Siamo stati a un passo così dal decidere le intercettazioni delle chat di chi organizza i rave

La misura sarebbe stata portata in consiglio dei ministri dal titolare dell'Interno Matteo Piantedosi, ma poi c'è stata retromarcia

01/11/2022 di Gianmichele Laino

Intercettazioni telefoniche o di conversazioni che avvengono via applicazioni di messaggistica istantanea, come WhatsApp o Telegram. È all’interno di queste stesse chat che circolano, infatti, date e appuntamenti per l’organizzazione dei rave party. Nella giornata di ieri, in occasione del Consiglio dei Ministri che avrebbe dovuto varare (e alla fine ha varato) delle misure per contrastare il fenomeno, inseguendo la cronaca di quanto accaduto nell’ultima settimana a Modena, il ministro dell’Interno Matteo Piantedosi aveva proposto di agire non soltanto a evento organizzato, ma anche in maniera preventiva: l’intercettazione delle chat per gli organizzatori dei rave party.

LEGGI ANCHE > Come le intercettazioni telefoniche stanno diventando (di nuovo) argomento di campagna elettorale

Intercettazioni chat per rave party: cosa stava per decidere il governo

L’idea del ministro era quella di agevolare il lavoro delle forze dell’ordine: se queste ultime conoscessero preventivamente i luoghi per il raduno dei ragazzi, allora avrebbero gioco più semplice nello smantellare l’evento che è diventato, ormai, abusivo (con pene significative, come la reclusione da 3 a 6 anni o le multe da mille a 10mila euro). Tuttavia, al momento, le intercettazioni telefoniche e quelle delle chat vengono utilizzate soltanto per ipotesi di reato di una fattispecie molto più grave. Le forze dell’ordine sono autorizzate a entrare nei dispositivi mobili dei cittadini in caso di delitti che prevedono la pena dell’ergastolo, per reati contro la pubblica amministrazione con pene non inferiori ai 5 anni, per i delitti relativi al traffico di sostanze stupefacenti o psicotrope, per il contrabbando, per le molestie. Insomma, autorizzare le intercettazioni telefoniche per l’organizzazione di un raduno sarebbe stato come equiparare la gravità del reato a questi ultimi appena elencati.

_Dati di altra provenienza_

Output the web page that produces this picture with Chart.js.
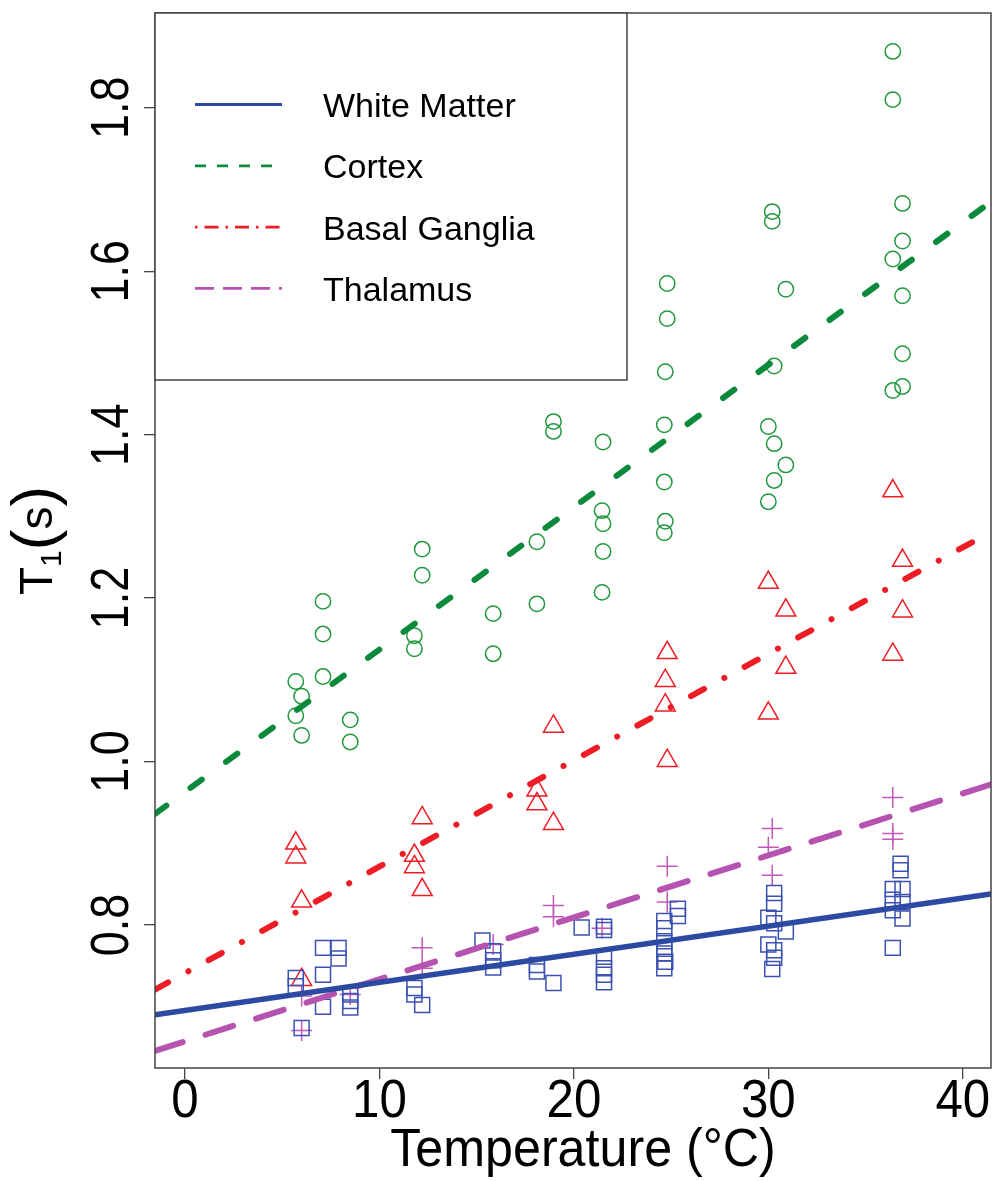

Questo ha imposto una riflessione prima e una marcia indietro poi nel consiglio dei ministri. Il retroscena di Repubblica attribuisce questa marcia indietro al vicepremier e ministro degli Esteri Antonio Tajani; quello del Corriere della Sera, invece, attribuisce la decisione alla stessa Giorgia Meloni. In entrambi i casi, la motivazione sarebbe stata quella che – a organizzare i rave party – sarebbero nella maggior parte dei casi dei ragazzini e che le intercettazioni di chat e di app di messaggistica sarebbe stata una misura eccessiva, soprattutto in rapporto alla loro età. Dunque, nella disciplina del reato contro i raduni non autorizzati non entrano (ancora) le intercettazioni telefoniche. Ma le conversazioni – anche attraverso gli strumenti digitali – continuano a essere un aspetto in cui la politica (lo si capisce anche da questi tentativi) continua a operare con troppa superficialità.